I am not super mom. I try really hard but it doesn't seem to work. I love that my husband works so hard to make sure that we have the things we need. It is currently Saturday though and the last time I saw him was for a few hours last Wednesday. With 6 kids, that means I've hit an extreme level of exhaustion roughly on Wednesday evening.....
On Thursday of this week we had dance. Now that's not something that's special to us because we also had dance on Monday and Tuesday. During the day we met up with my husband's aunt and her three little ones at the Children's museum in Saint Paul. The kids love the museum and I know that they will be completely exhausted by the end of it. Always a bonus when the temperatures start to drop and the kids aren't outside quite as much. We had a blast up there as usual and on the way back all 4 of the little ones were all passed out.
My proud little dancers.
We picked up the oldest two girls, grabbed a quick snack, changed for dance and were off again. Thursday is our 3 class day. My boys (ages 3 and 4) both adore dance. The 4 year old has started to feel pressure about being the only boy in his class though and decided he will be quitting next year. However he made this same pronouncement last year and changed his mind at the last second. We live roughly 30 minutes from the dance studio so it doesn't make a lot of sense for us to head home. We ran some errands during the boys classes and when I dropped off my oldest, I allowed the kids to watch a movie and eat some pizza. I hate eating in the Yukon but it was cold and we're not allowed to bring any food into the hallway where we have to wait during classes so I have had to make some choices. With a large group of hungry children some pizza and movie sounded like the perfect way to pass the hour. After about 15 minutes it was getting very warm and instead of just turning down the heat I turned off the vehicle. I had planned to turn it back on very shortly but I basked in the sounds of my kids singing along nicely to the movie and enjoyed a slice of my own. Five minutes before it was time for my oldest to come out I turned the key and discovered-you got it- no battery life.

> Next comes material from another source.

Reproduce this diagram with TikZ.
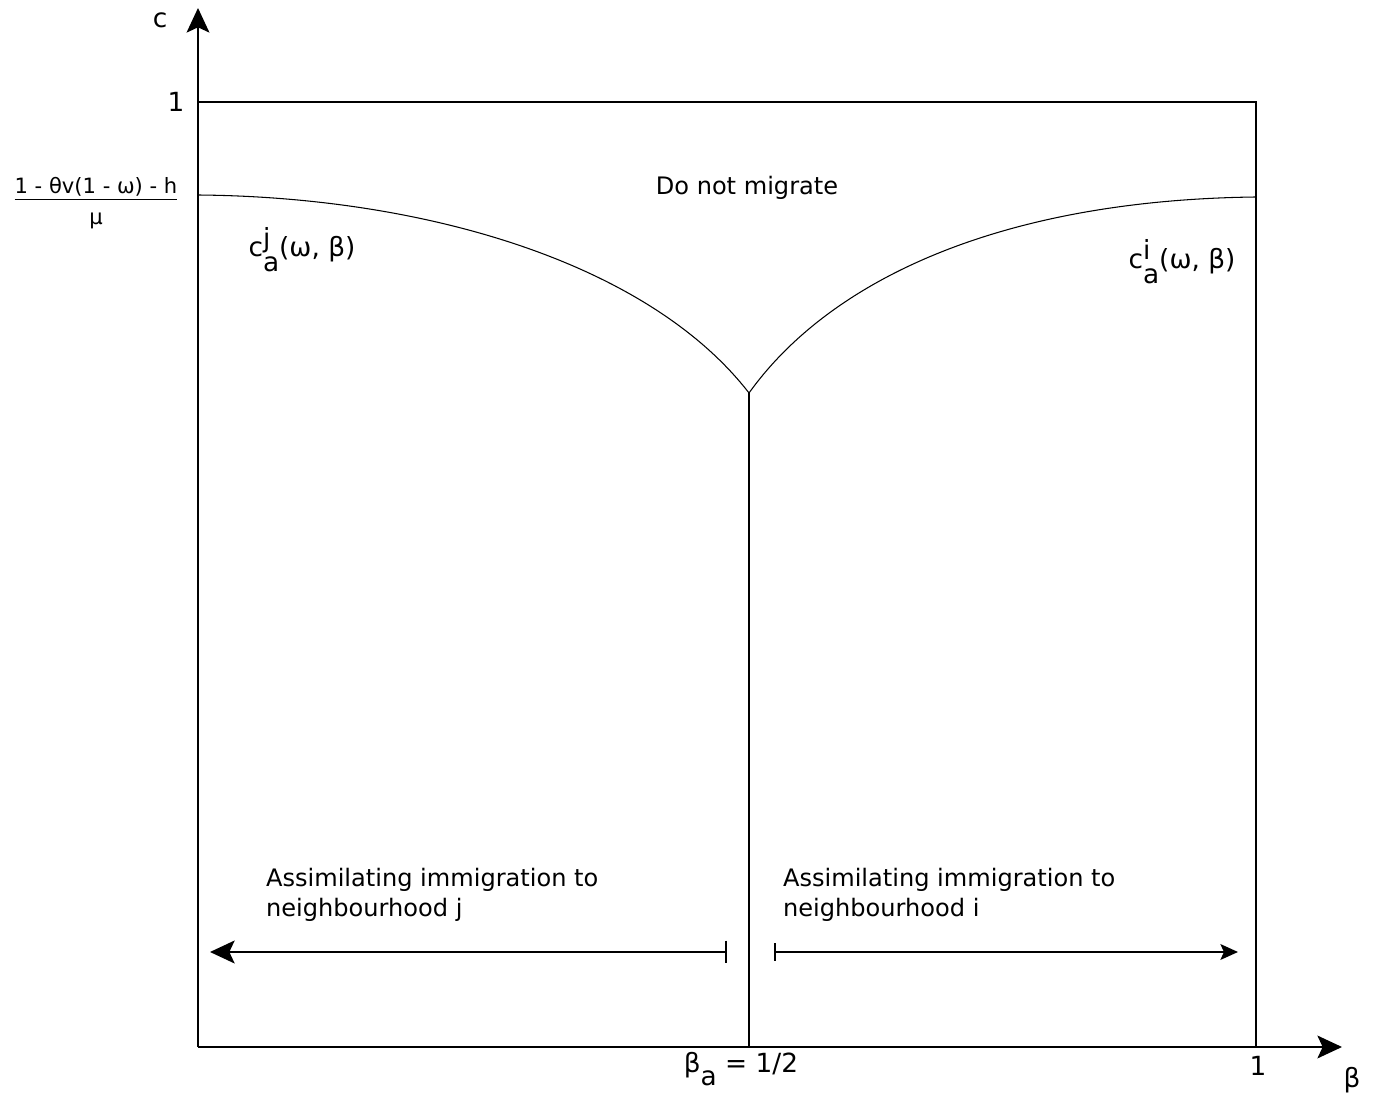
\documentclass[tikz,border=0pt]{standalone}
\usepackage{fontspec}
\setmainfont{DejaVu Sans}
\usetikzlibrary{arrows.meta}

\newcommand{\cthr}[1]{c\rlap{\raisebox{0.32em}{#1}}\raisebox{-0.6em}{a}(ω, β)}

\begin{document}
\begin{tikzpicture}[x=0.02cm, y=-0.02cm,
  every node/.style={font=\fontsize{13.7}{17}\selectfont, inner sep=1pt},
  biglabel/.style={font=\fontsize{15}{18}\selectfont},
  axisline/.style={line width=1.1pt},
  boxline/.style={line width=1pt},
  curveline/.style={line width=0.6pt},
  rangearrow/.style={line width=1.3pt}]
\useasboundingbox (0,0) rectangle (1374,1094);

\coordinate (O) at (198,1047);
\coordinate (ytip) at (198,8);
\coordinate (xtip) at (1342,1047);
\coordinate (topL) at (198,102);
\coordinate (topR) at (1256,102);
\coordinate (botR) at (1256,1047);
\coordinate (thrL) at (198,195);
\coordinate (thrR) at (1256,197);
\coordinate (cusp) at (749,393);
\coordinate (half) at (749,1047);

% axes and box
\draw[axisline, -{Stealth[length=14pt, width=13pt, inset=3pt]}] (O) -- (ytip);
\draw[axisline, -{Stealth[length=14pt, width=13pt, inset=3pt]}] (O) -- (xtip);
\draw[boxline] (topL) -- (topR) -- (botR);
\draw[boxline] (cusp) -- (half);

% thresholds
\draw[curveline] (thrL) .. controls (430,197) and (650,265) .. (cusp);
\draw[curveline] (cusp) .. controls (830,280) and (1000,200) .. (thrR);

% labels
\node[biglabel] (clab) at (160,20) {c};
\node[biglabel] (one) at (176,102) {1};
\node (frac) at (96,204) {\fontsize{12}{14}\selectfont\begin{tabular}{@{}c@{}}1 - θv(1 - ω) - h\\[-1pt]\hline\rule{0pt}{1.2em}μ\end{tabular}};
\node[biglabel] (cj) at (302,250) {\cthr{j}};
\node[biglabel] (ci) at (1182,262) {\cthr{i}};
\node (nomig) at (747,188) {Do not migrate};
\node[anchor=north west, align=left] (assj) at (264,866) {Assimilating immigration to\\neighbourhood j};
\node[anchor=north west, align=left] (assi) at (781,866) {Assimilating immigration to\\neighbourhood i};
\node[biglabel] (betaa) at (741,1069) {β\raisebox{-0.5em}{a} = 1/2};
\node[biglabel] (xone) at (1258,1066) {1};
\node[biglabel] (blab) at (1352,1080) {β};

% ranges
\coordinate (jbar) at (727,952);
\coordinate (jtip) at (210,952);
\coordinate (ibar) at (774,952);
\coordinate (itip) at (1238,952);
\draw[rangearrow, {Bar[width=13pt]}-{Stealth[length=14pt, width=13pt, inset=3pt]}] (jbar) -- (jtip);
\draw[line width=1pt, {Bar[width=10pt]}-{Stealth[length=10pt, width=9pt, inset=2pt]}] (ibar) -- (itip);
\end{tikzpicture}
\end{document}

My lovely husband was on the road and I knew he wasn't anywhere near us, so I started calling friends. My dear dear friend Maria (mother of 5) responded with jumper cables and we decided we could of course jump my vehicle by ourselves. We most certainly could not. It was extremely dark and neither one of us had ever jumped a vehicle before. We would think we had it and every time we tried, nothing . It didn't help that both of us were deathly afraid of shocking ourselves and with my luck, there is always a very real chance that I will start myself on fire. So with 6 kids sitting in a very dark car, we tried again and again. Finally we had to call in reinforcements. They came in the form of her brother in law who was working on getting his own children in bed. He rushed over with a flashlight and hooked us up correctly and after another few minutes, the vehicle was able to start and we were off. It took us about an hour all in all.
So often people tell me that they can't believe how much I do and that I'm like supermom. I think in most ways, I like that view of myself. I like feeling independent and knowing that for the most part, I am rocking it. My kids all work together and we can accomplish almost anything. But that feeling of I can do it all is so often blown apart when I realize how much I need help. I need a hand from friends and family and I get so sick of always trying to do it on my own. As I struggle with this aspect of my life I see how often I am doing the daily life stuff and not even turning to God like I want to. I know that it's important that I don't try to do it all, but to just let God do it. Even in those times that I am completely going bonkers, He's there and if I don't let him in to help, then I'll never feel at ease or at peace with what I'm doing. My goal this week is to ask for help more but for now, someone is screaming help. Supermom is off to the rescue.